§ **Exercise description**: All lines from the beginning of the listing through the line with "let svgHeight = 665;" are to be copied word for word; the pictures are not.

begin Data excerpt

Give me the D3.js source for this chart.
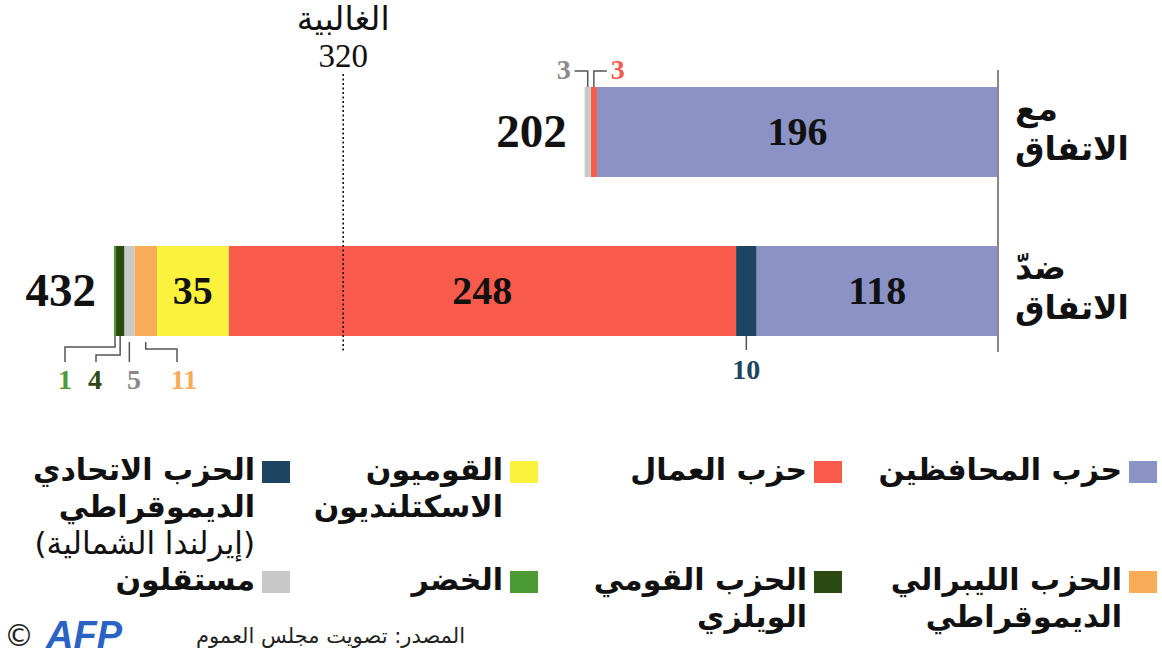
<!DOCTYPE html>
<html>
<head>
<meta charset="utf-8">
<script src="https://cdn.jsdelivr.net/npm/d3@7"></script>
<style>
  body { margin: 0; background: #fff; }
</style>
</head>
<body>
<div id="canvas"></div>
<script>
"use strict"

/* Configuration variables: drawing */
let svgWidth = 1162;
let svgHeight = 665;

/* Data: parties, from the right end of the bar to the left end */
let parties = ["con", "dup", "lab", "snp", "ld", "ind", "pc", "grn"];
let partyNames = {
    con: ["حزب المحافظين"],
    lab: ["حزب العمال"],
    snp: ["القوميون", "الاسكتلنديون"],
    dup: ["الحزب الاتحادي", "الديموقراطي", "(إيرلندا الشمالية)"],
    ld: ["الحزب الليبرالي", "الديموقراطي"],
    pc: ["الحزب القومي", "الويلزي"],
    grn: ["الخضر"],
    ind: ["مستقلون"]
};
let partyColors = {
    con: "#8b93c6", dup: "#1d4461", lab: "#f85b4c", snp: "#faf23c",
    ld: "#f9ac58", ind: "#c8c8c8", pc: "#2b4a12", grn: "#4c9a33"
};

/* votes */
let votes = ["مع الاتفاق", "ضدّ الاتفاق"];
let forDeal = [196, 0, 3, 0, 0, 3, 0, 0];
let againstDeal = [118, 10, 248, 35, 11, 5, 4, 1];
let majority = 320;

/* legend order (row by row, right to left) */
let legendOrder = ["con", "lab", "snp", "dup", "ld", "pc", "grn", "ind"];

let rows = [forDeal, againstDeal].map(function(vals, i) {
    let r = { vote: votes[i] };
    parties.forEach(function(p, j) { r[p] = vals[j]; });
    return r;
});

let svg = d3.select("#canvas")
    .append("svg")
    .attr("width", svgWidth)
    .attr("height", svgHeight)
    .style("font-family", "'DejaVu Sans', sans-serif");

/* Scales */
let xScale = d3.scaleLinear()
    .domain([0, d3.sum(againstDeal)])
    .range([998, 114]);

let yScale = d3.scaleBand()
    .domain(votes)
    .range([87, 336])
    .paddingInner(0.434)
    .paddingOuter(0);

let stacked = d3.stack().keys(parties)(rows);

/* bars */
let groups = svg.selectAll("g.series")
    .data(stacked)
    .join("g")
    .attr("class", "series")
    .attr("fill", function(d) { return partyColors[d.key]; });

groups.selectAll("rect")
    .data(function(d) { return d; })
    .join("rect")
    .attr("x", function(d) { return xScale(d[1]); })
    .attr("width", function(d) { return xScale(d[0]) - xScale(d[1]); })
    .attr("y", function(d) { return yScale(d.data.vote); })
    .attr("height", yScale.bandwidth());

/* value labels inside big segments */
stacked.forEach(function(s) {
    s.forEach(function(d) {
        if (d[1] - d[0] < 30) return;
        svg.append("text")
            .attr("x", (xScale(d[0]) + xScale(d[1])) / 2)
            .attr("y", yScale(d.data.vote) + yScale.bandwidth() / 2 + 13)
            .attr("text-anchor", "middle")
            .style("font-family", "'Liberation Serif', serif")
            .style("font-weight", "bold")
            .style("font-size", "40px")
            .attr("fill", "#111")
            .text(d[1] - d[0]);
    });
});

/* totals */
rows.forEach(function(r, i) {
    let total = d3.sum(parties, function(p) { return r[p]; });
    svg.append("text")
        .attr("x", xScale(total) - 18)
        .attr("y", yScale(r.vote) + yScale.bandwidth() / 2 + 15)
        .attr("text-anchor", "end")
        .style("font-family", "'Liberation Serif', serif")
        .style("font-weight", "bold")
        .style("font-size", "47px")
        .attr("fill", "#111")
        .text(total);
});

/* zero line */
svg.append("line")
    .attr("x1", xScale(0)).attr("x2", xScale(0))
    .attr("y1", 70).attr("y2", 352)
    .attr("stroke", "#888")
    .attr("stroke-width", 2);

/* majority line */
svg.append("line")
    .attr("x1", xScale(majority)).attr("x2", xScale(majority))
    .attr("y1", 74).attr("y2", 352)
    .attr("stroke", "#111")
    .attr("stroke-width", 1.6)
    .attr("stroke-dasharray", "2,2.5");

svg.append("text")
    .attr("x", xScale(majority))
    .attr("y", 30)
    .attr("text-anchor", "middle")
    .style("font-size", "33px")
    .attr("fill", "#111")
    .text("الغالبية");

svg.append("text")
    .attr("x", xScale(majority))
    .attr("y", 67)
    .attr("text-anchor", "middle")
    .style("font-family", "'Liberation Serif', serif")
    .style("font-size", "33px")
    .attr("fill", "#111")
    .text(majority);

/* vote labels on the right (left-aligned, as in the original) */
votes.forEach(function(v) {
    let words = v.split(" ");
    words.forEach(function(w, k) {
        svg.append("text")
            .attr("x", 1015)
            .attr("y", yScale(v) + 33 + k * 40)
            .attr("direction", "rtl")
            .attr("text-anchor", "end")
            .style("font-weight", "bold")
            .style("font-size", "33px")
            .attr("fill", "#111")
            .text(w);
    });
});

/* small segment callouts */
function segMid(row, key) {
    let s = stacked.find(function(d) { return d.key === key; })[row];
    return (xScale(s[0]) + xScale(s[1])) / 2;
}
function path(points) {
    svg.append("path")
        .attr("d", d3.line()(points))
        .attr("fill", "none")
        .attr("stroke", "#555")
        .attr("stroke-width", 1.5);
}
function callout(x, y, anchor, key, value) {
    svg.append("text")
        .attr("x", x)
        .attr("y", y)
        .attr("text-anchor", anchor)
        .style("font-family", "'Liberation Serif', serif")
        .style("font-weight", "bold")
        .style("font-size", "28px")
        .attr("fill", key === "ind" ? "#8a8a8a" : partyColors[key])
        .text(value);
}

/* for the deal: independents and labour */
let topFor = yScale(votes[0]);
let xi = segMid(0, "ind"), xl = segMid(0, "lab");
path([[xi, topFor], [xi, 71], [xi - 13, 71]]);
path([[xl, topFor], [xl, 71], [xl + 13, 71]]);
callout(xi - 17, 79, "end", "ind", forDeal[5]);
callout(xl + 17, 79, "start", "lab", forDeal[2]);

/* against the deal: small parties */
let botA = yScale(votes[1]) + yScale.bandwidth();
let xg = segMid(1, "grn"), xp = segMid(1, "pc"), xn = segMid(1, "ind"), xd = segMid(1, "ld");
path([[xg, botA], [xg, 347], [65, 347], [65, 362]]);
path([[xp, botA], [xp, 355], [96, 355], [96, 362]]);
path([[xn, botA + 6], [xn, 362]]);
path([[xd, botA + 6], [xd, 349], [177, 349], [177, 362]]);
callout(65, 389, "middle", "grn", againstDeal[7]);
callout(95, 389, "middle", "pc", againstDeal[6]);
callout(134, 389, "middle", "ind", againstDeal[5]);
callout(184, 389, "middle", "ld", againstDeal[4]);

let xdup = segMid(1, "dup");
path([[xdup, botA], [xdup, 350]]);
callout(xdup, 379, "middle", "dup", againstDeal[1]);

/* Legend */
let legendX = [1129, 814, 510, 262];
let legendY = [461, 571];
legendOrder.forEach(function(p, i) {
    let lx = legendX[i % 4];
    let ly = legendY[Math.floor(i / 4)];
    svg.append("rect")
        .attr("x", lx)
        .attr("y", ly)
        .attr("width", 28)
        .attr("height", 22)
        .attr("fill", partyColors[p]);
    partyNames[p].forEach(function(line, k) {
        let paren = line.charAt(0) === "(";
        svg.append("text")
            .attr("x", lx - 7)
            .attr("y", ly + 19 + k * 37)
            .attr("direction", "rtl")
            .attr("text-anchor", "start")
            .style("font-weight", paren ? "normal" : "bold")
            .style("font-size", paren ? "31px" : "30px")
            .attr("fill", "#111")
            .text(line);
    });
});

/* source and credit */
svg.append("text")
    .attr("x", 465)
    .attr("y", 643)
    .attr("direction", "rtl")
    .attr("text-anchor", "start")
    .style("font-size", "21px")
    .attr("fill", "#222")
    .text("المصدر: تصويت مجلس العموم");

svg.append("text")
    .attr("x", 46)
    .attr("y", 648)
    .style("font-family", "'Liberation Sans', sans-serif")
    .style("font-weight", "bold")
    .style("font-style", "italic")
    .style("font-size", "38px")
    .attr("fill", "#2a63c4")
    .text("AFP");

svg.append("text")
    .attr("x", 4)
    .attr("y", 646)
    .style("font-size", "30px")
    .attr("fill", "#222")
    .text("©");
</script>
</body>
</html>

end Data excerpt

§ **Written solution**:
Give me the D3.js source for this chart.
<!DOCTYPE html>
<html>
<head>
<meta charset="utf-8">
<script src="https://cdn.jsdelivr.net/npm/d3@7"></script>
<style>
  body { margin: 0; background: #fff; }
</style>
</head>
<body>
<div id="canvas"></div>
<script>
"use strict"

/* Configuration variables: drawing */
let svgWidth = 1162;
let svgHeight = 665;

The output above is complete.